Plotting code records
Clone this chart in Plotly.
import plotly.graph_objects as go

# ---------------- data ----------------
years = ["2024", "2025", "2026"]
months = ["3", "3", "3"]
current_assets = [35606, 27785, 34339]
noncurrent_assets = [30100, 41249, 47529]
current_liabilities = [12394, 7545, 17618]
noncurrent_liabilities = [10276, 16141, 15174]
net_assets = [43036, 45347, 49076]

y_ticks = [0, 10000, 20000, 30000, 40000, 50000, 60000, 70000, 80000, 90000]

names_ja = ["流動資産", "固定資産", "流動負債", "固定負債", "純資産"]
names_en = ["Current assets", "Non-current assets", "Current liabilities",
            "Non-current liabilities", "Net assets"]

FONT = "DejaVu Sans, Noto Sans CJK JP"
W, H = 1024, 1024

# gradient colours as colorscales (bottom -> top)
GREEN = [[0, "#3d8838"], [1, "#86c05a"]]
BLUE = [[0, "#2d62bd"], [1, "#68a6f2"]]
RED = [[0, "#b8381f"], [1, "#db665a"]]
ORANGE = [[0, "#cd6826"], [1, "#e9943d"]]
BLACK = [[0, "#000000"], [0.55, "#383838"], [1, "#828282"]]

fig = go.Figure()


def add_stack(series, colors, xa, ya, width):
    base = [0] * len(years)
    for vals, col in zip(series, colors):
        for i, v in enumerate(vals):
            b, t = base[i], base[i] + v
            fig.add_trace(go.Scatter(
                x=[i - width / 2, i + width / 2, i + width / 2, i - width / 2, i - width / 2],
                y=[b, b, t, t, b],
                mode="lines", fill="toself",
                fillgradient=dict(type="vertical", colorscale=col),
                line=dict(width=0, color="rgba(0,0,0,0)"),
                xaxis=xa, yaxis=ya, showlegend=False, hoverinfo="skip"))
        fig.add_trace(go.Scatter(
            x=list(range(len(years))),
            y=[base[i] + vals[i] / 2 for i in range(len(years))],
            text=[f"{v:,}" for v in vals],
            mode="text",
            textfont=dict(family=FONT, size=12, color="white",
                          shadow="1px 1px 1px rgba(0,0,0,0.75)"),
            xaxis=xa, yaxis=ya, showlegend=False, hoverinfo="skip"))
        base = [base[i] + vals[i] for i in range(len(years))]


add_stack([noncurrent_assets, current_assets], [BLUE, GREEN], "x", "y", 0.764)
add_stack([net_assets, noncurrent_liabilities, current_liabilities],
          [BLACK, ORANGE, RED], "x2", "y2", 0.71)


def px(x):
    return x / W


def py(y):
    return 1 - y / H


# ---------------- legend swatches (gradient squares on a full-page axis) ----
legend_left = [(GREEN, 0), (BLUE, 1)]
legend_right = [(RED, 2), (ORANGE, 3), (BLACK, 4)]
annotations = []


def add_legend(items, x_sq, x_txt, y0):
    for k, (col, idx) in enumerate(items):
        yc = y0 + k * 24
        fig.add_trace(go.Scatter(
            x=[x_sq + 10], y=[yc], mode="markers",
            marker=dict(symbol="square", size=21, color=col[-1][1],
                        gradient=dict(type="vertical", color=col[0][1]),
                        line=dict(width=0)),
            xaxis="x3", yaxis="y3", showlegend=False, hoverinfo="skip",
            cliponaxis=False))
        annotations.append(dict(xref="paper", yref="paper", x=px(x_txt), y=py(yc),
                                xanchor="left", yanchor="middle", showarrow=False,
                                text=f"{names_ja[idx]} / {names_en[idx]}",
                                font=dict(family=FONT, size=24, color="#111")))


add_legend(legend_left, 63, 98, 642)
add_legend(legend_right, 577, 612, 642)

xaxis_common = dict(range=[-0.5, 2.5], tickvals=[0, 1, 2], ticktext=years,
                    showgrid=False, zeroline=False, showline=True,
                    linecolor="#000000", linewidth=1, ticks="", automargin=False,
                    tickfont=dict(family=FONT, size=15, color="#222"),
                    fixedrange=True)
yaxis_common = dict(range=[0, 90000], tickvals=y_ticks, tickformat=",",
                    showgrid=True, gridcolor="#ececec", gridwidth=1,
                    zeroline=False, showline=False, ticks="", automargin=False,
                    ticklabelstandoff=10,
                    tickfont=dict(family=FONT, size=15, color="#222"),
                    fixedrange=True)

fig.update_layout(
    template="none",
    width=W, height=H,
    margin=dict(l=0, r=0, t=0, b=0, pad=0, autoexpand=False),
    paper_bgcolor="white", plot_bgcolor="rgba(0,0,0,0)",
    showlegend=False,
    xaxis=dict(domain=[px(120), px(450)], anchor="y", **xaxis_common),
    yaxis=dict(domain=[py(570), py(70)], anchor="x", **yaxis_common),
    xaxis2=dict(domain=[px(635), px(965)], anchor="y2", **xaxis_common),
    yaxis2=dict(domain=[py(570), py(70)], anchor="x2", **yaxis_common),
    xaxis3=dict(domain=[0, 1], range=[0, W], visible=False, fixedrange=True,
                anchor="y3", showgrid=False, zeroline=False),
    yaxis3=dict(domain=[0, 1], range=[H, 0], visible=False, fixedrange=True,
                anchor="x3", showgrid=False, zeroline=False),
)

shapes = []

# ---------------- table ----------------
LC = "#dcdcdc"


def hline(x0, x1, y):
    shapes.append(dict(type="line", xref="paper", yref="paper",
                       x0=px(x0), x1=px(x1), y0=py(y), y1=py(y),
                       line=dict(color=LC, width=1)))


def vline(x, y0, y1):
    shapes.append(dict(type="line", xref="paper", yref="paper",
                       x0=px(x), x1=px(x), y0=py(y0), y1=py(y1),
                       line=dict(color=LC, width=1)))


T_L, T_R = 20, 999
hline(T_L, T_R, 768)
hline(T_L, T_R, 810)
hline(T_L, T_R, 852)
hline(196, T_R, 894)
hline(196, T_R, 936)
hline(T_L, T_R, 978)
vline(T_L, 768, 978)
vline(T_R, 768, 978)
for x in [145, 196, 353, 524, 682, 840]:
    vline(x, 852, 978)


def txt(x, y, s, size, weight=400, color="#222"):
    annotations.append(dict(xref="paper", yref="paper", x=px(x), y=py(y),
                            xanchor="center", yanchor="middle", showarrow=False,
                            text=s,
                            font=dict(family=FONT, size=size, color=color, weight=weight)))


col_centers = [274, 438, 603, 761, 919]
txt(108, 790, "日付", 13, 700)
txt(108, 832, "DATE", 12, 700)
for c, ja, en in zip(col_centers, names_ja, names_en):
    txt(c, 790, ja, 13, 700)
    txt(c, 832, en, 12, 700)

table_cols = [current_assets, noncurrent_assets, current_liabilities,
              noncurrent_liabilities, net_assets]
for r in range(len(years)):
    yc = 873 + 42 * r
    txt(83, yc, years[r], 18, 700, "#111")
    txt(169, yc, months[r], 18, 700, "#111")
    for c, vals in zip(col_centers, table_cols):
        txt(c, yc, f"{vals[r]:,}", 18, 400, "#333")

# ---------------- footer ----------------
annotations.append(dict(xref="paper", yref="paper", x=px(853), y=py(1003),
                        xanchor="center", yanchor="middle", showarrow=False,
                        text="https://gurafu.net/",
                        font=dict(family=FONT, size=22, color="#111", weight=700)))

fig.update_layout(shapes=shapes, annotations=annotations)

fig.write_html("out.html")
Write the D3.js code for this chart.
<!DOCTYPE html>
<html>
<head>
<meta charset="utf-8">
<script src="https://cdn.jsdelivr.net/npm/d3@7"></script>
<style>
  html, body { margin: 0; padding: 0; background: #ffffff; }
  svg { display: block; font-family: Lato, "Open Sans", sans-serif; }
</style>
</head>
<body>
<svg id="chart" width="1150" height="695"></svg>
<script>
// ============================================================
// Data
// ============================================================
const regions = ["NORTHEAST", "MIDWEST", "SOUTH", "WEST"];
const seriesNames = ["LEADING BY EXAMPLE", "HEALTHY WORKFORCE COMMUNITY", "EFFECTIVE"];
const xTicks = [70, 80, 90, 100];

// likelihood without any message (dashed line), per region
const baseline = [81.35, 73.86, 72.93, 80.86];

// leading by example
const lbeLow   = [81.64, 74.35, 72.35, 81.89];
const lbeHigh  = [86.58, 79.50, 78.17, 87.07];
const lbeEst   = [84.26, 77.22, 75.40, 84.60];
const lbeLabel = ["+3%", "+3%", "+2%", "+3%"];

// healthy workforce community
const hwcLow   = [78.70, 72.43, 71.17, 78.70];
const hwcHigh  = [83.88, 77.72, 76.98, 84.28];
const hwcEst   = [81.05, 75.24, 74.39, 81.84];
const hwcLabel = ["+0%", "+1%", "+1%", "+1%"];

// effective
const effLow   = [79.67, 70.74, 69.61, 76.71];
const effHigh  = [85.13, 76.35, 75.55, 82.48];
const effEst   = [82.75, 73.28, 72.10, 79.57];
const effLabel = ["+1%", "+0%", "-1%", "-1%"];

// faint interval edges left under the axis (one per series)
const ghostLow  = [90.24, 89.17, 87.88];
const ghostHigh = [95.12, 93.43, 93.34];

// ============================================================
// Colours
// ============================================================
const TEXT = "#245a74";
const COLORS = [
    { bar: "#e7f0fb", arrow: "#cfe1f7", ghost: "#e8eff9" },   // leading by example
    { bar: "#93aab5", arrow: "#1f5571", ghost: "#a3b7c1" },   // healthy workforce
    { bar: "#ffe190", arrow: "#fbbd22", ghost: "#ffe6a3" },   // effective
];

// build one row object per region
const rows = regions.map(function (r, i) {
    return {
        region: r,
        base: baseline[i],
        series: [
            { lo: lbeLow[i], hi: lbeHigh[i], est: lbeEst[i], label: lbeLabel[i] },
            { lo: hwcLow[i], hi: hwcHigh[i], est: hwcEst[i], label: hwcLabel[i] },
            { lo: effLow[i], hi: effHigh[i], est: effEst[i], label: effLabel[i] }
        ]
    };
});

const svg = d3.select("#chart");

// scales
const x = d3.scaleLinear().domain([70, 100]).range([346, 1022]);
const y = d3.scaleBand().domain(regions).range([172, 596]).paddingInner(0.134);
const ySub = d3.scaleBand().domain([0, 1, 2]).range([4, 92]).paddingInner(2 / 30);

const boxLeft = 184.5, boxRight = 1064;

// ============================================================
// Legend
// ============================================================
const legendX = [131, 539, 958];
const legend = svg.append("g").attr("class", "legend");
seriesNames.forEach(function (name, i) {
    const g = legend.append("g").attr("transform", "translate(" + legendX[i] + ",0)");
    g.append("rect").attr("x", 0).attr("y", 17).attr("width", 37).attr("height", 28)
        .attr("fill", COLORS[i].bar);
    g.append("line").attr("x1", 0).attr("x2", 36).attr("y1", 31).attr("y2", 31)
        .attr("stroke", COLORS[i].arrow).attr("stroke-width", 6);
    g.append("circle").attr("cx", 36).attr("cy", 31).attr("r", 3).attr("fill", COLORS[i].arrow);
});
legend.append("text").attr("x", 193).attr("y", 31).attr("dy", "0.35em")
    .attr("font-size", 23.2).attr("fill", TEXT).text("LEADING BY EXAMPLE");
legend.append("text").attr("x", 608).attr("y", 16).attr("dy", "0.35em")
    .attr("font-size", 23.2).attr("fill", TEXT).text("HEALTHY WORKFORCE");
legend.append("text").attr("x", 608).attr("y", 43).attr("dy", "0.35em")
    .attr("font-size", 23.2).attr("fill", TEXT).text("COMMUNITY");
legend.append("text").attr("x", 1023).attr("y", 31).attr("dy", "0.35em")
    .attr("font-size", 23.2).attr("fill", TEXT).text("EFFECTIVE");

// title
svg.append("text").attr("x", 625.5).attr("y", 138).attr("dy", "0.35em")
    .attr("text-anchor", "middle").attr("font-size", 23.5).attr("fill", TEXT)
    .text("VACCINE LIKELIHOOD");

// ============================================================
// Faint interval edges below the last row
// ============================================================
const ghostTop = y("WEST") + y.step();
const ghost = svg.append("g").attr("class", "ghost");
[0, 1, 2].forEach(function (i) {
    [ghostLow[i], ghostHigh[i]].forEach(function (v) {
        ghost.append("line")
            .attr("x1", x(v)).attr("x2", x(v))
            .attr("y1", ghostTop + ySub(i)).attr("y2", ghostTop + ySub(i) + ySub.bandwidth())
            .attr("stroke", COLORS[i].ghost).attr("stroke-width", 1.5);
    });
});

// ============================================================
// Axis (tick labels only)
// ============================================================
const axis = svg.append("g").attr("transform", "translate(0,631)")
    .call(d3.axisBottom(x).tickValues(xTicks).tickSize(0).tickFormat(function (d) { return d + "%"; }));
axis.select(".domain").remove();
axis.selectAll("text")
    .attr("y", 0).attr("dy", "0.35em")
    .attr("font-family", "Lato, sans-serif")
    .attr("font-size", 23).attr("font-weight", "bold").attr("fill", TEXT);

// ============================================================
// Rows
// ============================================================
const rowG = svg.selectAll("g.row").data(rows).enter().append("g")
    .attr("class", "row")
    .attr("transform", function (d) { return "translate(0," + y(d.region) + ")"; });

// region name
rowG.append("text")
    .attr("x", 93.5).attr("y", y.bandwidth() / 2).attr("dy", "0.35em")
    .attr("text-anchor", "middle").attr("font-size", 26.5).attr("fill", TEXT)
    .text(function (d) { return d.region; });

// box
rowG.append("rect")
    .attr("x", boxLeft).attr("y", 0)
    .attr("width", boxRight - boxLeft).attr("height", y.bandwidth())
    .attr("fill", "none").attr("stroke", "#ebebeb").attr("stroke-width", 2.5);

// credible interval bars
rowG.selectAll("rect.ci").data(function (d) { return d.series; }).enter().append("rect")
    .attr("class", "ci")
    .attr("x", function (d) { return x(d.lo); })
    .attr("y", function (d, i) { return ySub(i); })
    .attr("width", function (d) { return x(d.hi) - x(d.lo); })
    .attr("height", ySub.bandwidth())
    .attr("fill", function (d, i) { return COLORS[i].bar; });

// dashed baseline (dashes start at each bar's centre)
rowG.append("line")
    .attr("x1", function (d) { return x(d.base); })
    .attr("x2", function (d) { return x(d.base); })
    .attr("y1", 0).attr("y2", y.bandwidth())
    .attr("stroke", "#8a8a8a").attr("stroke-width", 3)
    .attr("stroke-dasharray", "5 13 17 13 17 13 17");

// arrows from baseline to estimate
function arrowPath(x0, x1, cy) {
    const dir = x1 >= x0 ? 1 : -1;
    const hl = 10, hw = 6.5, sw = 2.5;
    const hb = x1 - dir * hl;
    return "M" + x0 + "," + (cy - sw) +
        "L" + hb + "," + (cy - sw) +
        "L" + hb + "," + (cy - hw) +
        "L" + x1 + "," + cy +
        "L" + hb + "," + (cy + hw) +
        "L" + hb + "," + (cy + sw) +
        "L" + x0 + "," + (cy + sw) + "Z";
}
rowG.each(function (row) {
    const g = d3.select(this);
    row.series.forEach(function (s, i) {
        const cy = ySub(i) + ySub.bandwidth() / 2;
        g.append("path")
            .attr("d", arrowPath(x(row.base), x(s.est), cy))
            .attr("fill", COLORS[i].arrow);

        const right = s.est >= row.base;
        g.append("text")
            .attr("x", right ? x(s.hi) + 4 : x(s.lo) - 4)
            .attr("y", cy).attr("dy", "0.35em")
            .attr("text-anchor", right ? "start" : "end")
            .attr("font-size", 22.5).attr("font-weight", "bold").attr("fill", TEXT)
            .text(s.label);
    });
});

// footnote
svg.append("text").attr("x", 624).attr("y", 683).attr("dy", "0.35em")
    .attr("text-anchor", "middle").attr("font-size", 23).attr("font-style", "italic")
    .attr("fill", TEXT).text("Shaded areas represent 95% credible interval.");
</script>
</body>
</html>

| Written problem |
Pull out each line of the records holding the string "chart".

| Correct result |
Clone this chart in Plotly.
Write the D3.js code for this chart.
<svg id="chart" width="1150" height="695"></svg>
const svg = d3.select("#chart");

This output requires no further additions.